This is a variation on the all time favorite Thanksgiving Green Bean Casserole. I was at the store and noticed a good deal on asparagus and decided to try the dish with asparagus instead of green beans. Here's the recipe I tried and it was thoroughly enjoyed.
- 2-3 Tablespoons of butter
- 1/2 cup diced onions
- 2 cups asparagus pieces (I used fresh aspargus)
- 3 cups chicken broth
- 1 (10-3/4 oz.) can cream of mushroom soup
- 1 (2.8 oz.) can French-Fried onion rings
- 1 cup grated cheddar cheese
- Preheat oven to 350 degrees F.
- Melt the butter in a large skillet.
- Saute the onions in the butter.
- Boil the asparagus in the chicken broth for up to 10 minutes and drain.

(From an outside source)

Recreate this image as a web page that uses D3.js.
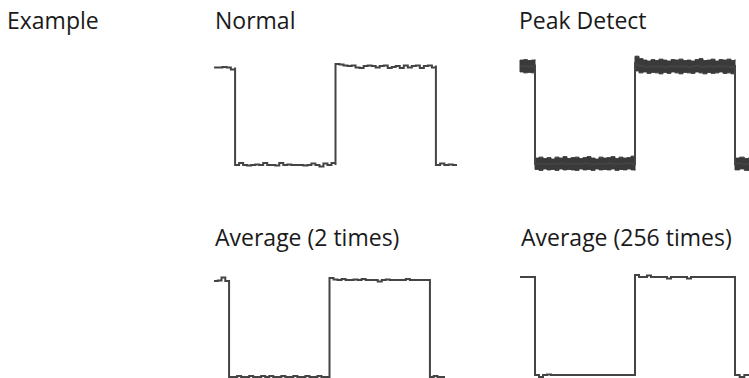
<!DOCTYPE html>
<html>
<head>
<meta charset="utf-8">
<script src="https://cdn.jsdelivr.net/npm/d3@7"></script>
<style>
  html, body { margin: 0; padding: 0; background: #fff; }
  svg { display: block; }
  text { font-family: "Open Sans", "Noto Sans", sans-serif; font-size: 23px; fill: #1a1a1a; }
</style>
</head>
<body>
<svg id="chart" width="749" height="378"></svg>
<script>
// ---------------- DATA ----------------
// Titles
const rowLabel = "Example";
const panelTitles = ["Normal", "Peak Detect", "Average (2 times)", "Average (256 times)"];

// Time of edges, in half-periods (fall at 0, rise at 1, fall at 2)
const normalTimes  = [-0.21, 0, 1, 2, 2.21];
const peakTimes    = [-0.15, 0, 1, 2, 2.14];
const avg2Times    = [-0.15, 0, 1, 2, 2.15];
const avg256Times  = [-0.15, 0, 1, 2, 2.14];

// Normal acquisition: sampled levels (V) per segment (high, low, high, low)
const normalHigh1 = [0.97, 0.97, 0.98, 0.97, 0.93, 0.97];
const normalLow1  = [-1.0, -0.96, -1.0, -1.01, -1.0, -0.99, -1.0, -0.96, -1.0, -1.0, -1.01, -0.96, -1.0,
                     -0.99, -1.0, -1.0, -1.0, -1.01, -1.0, -0.97, -1.0, -1.03, -0.97, -1.0, -0.96, -1.0];
const normalHigh2 = [1.04, 1.03, 1.01, 1.0, 1.01, 0.97, 0.96, 1.0, 1.01, 1.0, 0.97, 1.0, 1.01,
                     0.96, 0.98, 1.0, 0.96, 1.01, 0.97, 1.0, 1.01, 0.96, 1.0, 1.01, 0.97, 1.01];
const normalLow2  = [-1.0, -0.97, -1.0, -0.99, -1.0, -1.0];

// Peak detect: upper / lower envelopes (V) per segment
const peakHigh1Up = [1.12, 1.13, 1.11, 1.12, 1.13];
const peakHigh1Lo = [0.88, 0.86, 0.87, 0.86, 0.88];
const peakLow1Up  = [-0.88, -0.86, -0.89, -0.87, -0.90, -0.86, -0.88, -0.85, -0.89, -0.87, -0.86, -0.89, -0.87,
                     -0.85, -0.88, -0.90, -0.86, -0.88, -0.87, -0.85, -0.89, -0.86, -0.88, -0.87, -0.84, -0.88];
const peakLow1Lo  = [-1.11, -1.13, -1.10, -1.12, -1.11, -1.13, -1.10, -1.12, -1.11, -1.12, -1.13, -1.10, -1.12,
                     -1.11, -1.13, -1.10, -1.12, -1.11, -1.12, -1.10, -1.13, -1.11, -1.12, -1.10, -1.12, -1.13];
const peakHigh2Up = [1.20, 1.15, 1.12, 1.10, 1.13, 1.11, 1.14, 1.12, 1.10, 1.13, 1.12, 1.14, 1.11,
                     1.12, 1.10, 1.13, 1.15, 1.11, 1.12, 1.14, 1.10, 1.13, 1.12, 1.14, 1.11, 1.13];
const peakHigh2Lo = [0.90, 0.86, 0.88, 0.85, 0.87, 0.86, 0.84, 0.87, 0.85, 0.88, 0.86, 0.84, 0.87,
                     0.86, 0.85, 0.88, 0.86, 0.84, 0.87, 0.85, 0.86, 0.88, 0.85, 0.86, 0.84, 0.87];
const peakLow2Up  = [-0.88, -0.86, -0.89, -0.87];
const peakLow2Lo  = [-1.12, -1.10, -1.13, -1.11];

// Average (2 times)
const avg2High1 = [0.98, 0.99, 1.05, 0.98, 0.98];
const avg2Low1  = [-1.0, -1.0, -0.98, -1.0, -1.0, -0.98, -1.0, -1.0, -0.98, -1.0, -0.98, -1.0, -1.0,
                   -0.98, -1.0, -1.0, -0.98, -1.0, -1.0, -0.98, -1.0, -1.0, -0.98, -1.0, -1.0, -1.0];
const avg2High2 = [1.04, 1.01, 1.0, 1.02, 1.0, 1.0, 1.01, 1.0, 1.02, 1.0, 1.0, 1.0, 0.97,
                   1.0, 1.01, 1.0, 1.0, 1.0, 1.0, 1.02, 1.0, 1.0, 1.0, 1.0, 1.0, 1.0];
const avg2Low2  = [-1.0, -0.98, -1.0, -1.0, -1.0];

// Average (256 times)
const avg256High1 = [1.0, 1.0, 1.0, 1.0, 1.0];
const avg256Low1  = [-1.0, -1.04, -1.0, -0.99, -1.0, -1.0, -1.0, -1.0, -1.0, -1.0, -1.0, -1.0, -1.0,
                     -1.0, -1.0, -1.0, -1.0, -1.0, -1.0, -1.0, -1.0, -1.0, -1.0, -1.0, -1.0, -1.0];
const avg256High2 = [1.04, 1.0, 1.0, 1.03, 1.0, 1.0, 1.0, 1.0, 0.97, 1.0, 1.0, 1.0, 1.0,
                     0.97, 1.0, 1.0, 1.0, 1.0, 1.0, 1.0, 1.0, 1.0, 1.0, 1.0, 1.0, 1.0];
const avg256Low2  = [-1.0, -1.04, -1.0, -1.0];

// ---------------- DRAWING ----------------
const svg = d3.select("#chart");
const ink = "#444";

function samplesOf(times, segs) {
  const pts = [];
  segs.forEach((arr, i) => {
    const t0 = times[i], t1 = times[i + 1];
    const n = arr.length;
    arr.forEach((v, j) => pts.push({ t: t0 + (t1 - t0) * j / (n - 1), v: v }));
  });
  return pts;
}

function makePanel(times, xRange, yRange) {
  const x = d3.scaleLinear().domain([times[0], times[times.length - 1]]).range(xRange);
  const y = d3.scaleLinear().domain([-1, 1]).range(yRange);
  return { x, y };
}

function drawTrace(times, segs, xRange, yRange) {
  const { x, y } = makePanel(times, xRange, yRange);
  const pts = samplesOf(times, segs);
  const line = d3.line().x(d => x(d.t)).y(d => y(d.v)).curve(d3.curveStepAfter);
  svg.append("path").datum(pts).attr("d", line)
    .attr("fill", "none").attr("stroke", ink).attr("stroke-width", 2)
    .attr("stroke-linejoin", "miter");
}

function drawEnvelope(times, upSegs, loSegs, xRange, yRange) {
  const { x, y } = makePanel(times, xRange, yRange);
  const g = svg.append("g");
  upSegs.forEach((up, i) => {
    const lo = loSegs[i];
    const t0 = times[i], t1 = times[i + 1], n = up.length;
    const pts = up.map((u, j) => ({ t: t0 + (t1 - t0) * j / (n - 1), u: u, l: lo[j] }));
    const area = d3.area().x(d => x(d.t)).y0(d => y(d.l)).y1(d => y(d.u)).curve(d3.curveStepAfter);
    g.append("path").datum(pts).attr("d", area)
      .attr("fill", "#3a3a3a").attr("stroke", "#3a3a3a").attr("stroke-width", 1);
  });
  // mid trace for the edges
  const mids = upSegs.map((up, i) => up.map((u, j) => (u + loSegs[i][j]) / 2));
  const pts = samplesOf(times, mids);
  const line = d3.line().x(d => x(d.t)).y(d => y(d.v));
  g.append("path").datum(pts).attr("d", line)
    .attr("fill", "none").attr("stroke", ink).attr("stroke-width", 2);
}

drawTrace(normalTimes, [normalHigh1, normalLow1, normalHigh2, normalLow2], [214, 457], [165, 66]);
drawEnvelope(peakTimes, [peakHigh1Up, peakLow1Up, peakHigh2Up, peakLow2Up],
             [peakHigh1Lo, peakLow1Lo, peakHigh2Lo, peakLow2Lo], [520, 749], [164, 66]);
drawTrace(avg2Times, [avg2High1, avg2Low1, avg2High2, avg2Low2], [214, 445], [377, 280]);
drawTrace(avg256Times, [avg256High1, avg256Low1, avg256High2, avg256Low2], [520, 749], [375, 277]);

// Labels
svg.append("text").attr("x", 7).attr("y", 28.5).text(rowLabel);
const titlePos = [[215, 28.5], [519, 28.5], [215, 245.5], [521, 245.5]];
panelTitles.forEach((t, i) => {
  svg.append("text").attr("x", titlePos[i][0]).attr("y", titlePos[i][1]).text(t);
});
</script>
</body>
</html>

- Add the asparagus, mushroom soup, and onion rings to the onion mixture.
- Stir well.
- Pour into greased casserole baking dish (approx. 8x8 square).
- Bake for 20 minutes.
- Carefully top the casserole with the grated cheese and bake for an additional 10 minutes or until casserole is hot and cheese is melted.
I didn't add any extra seasoning because the broth, mushroom soup, and the cheese added enough salt for our taste. You could and probably should double this recipe and use a 9x13 baking dish because it vanished quickly.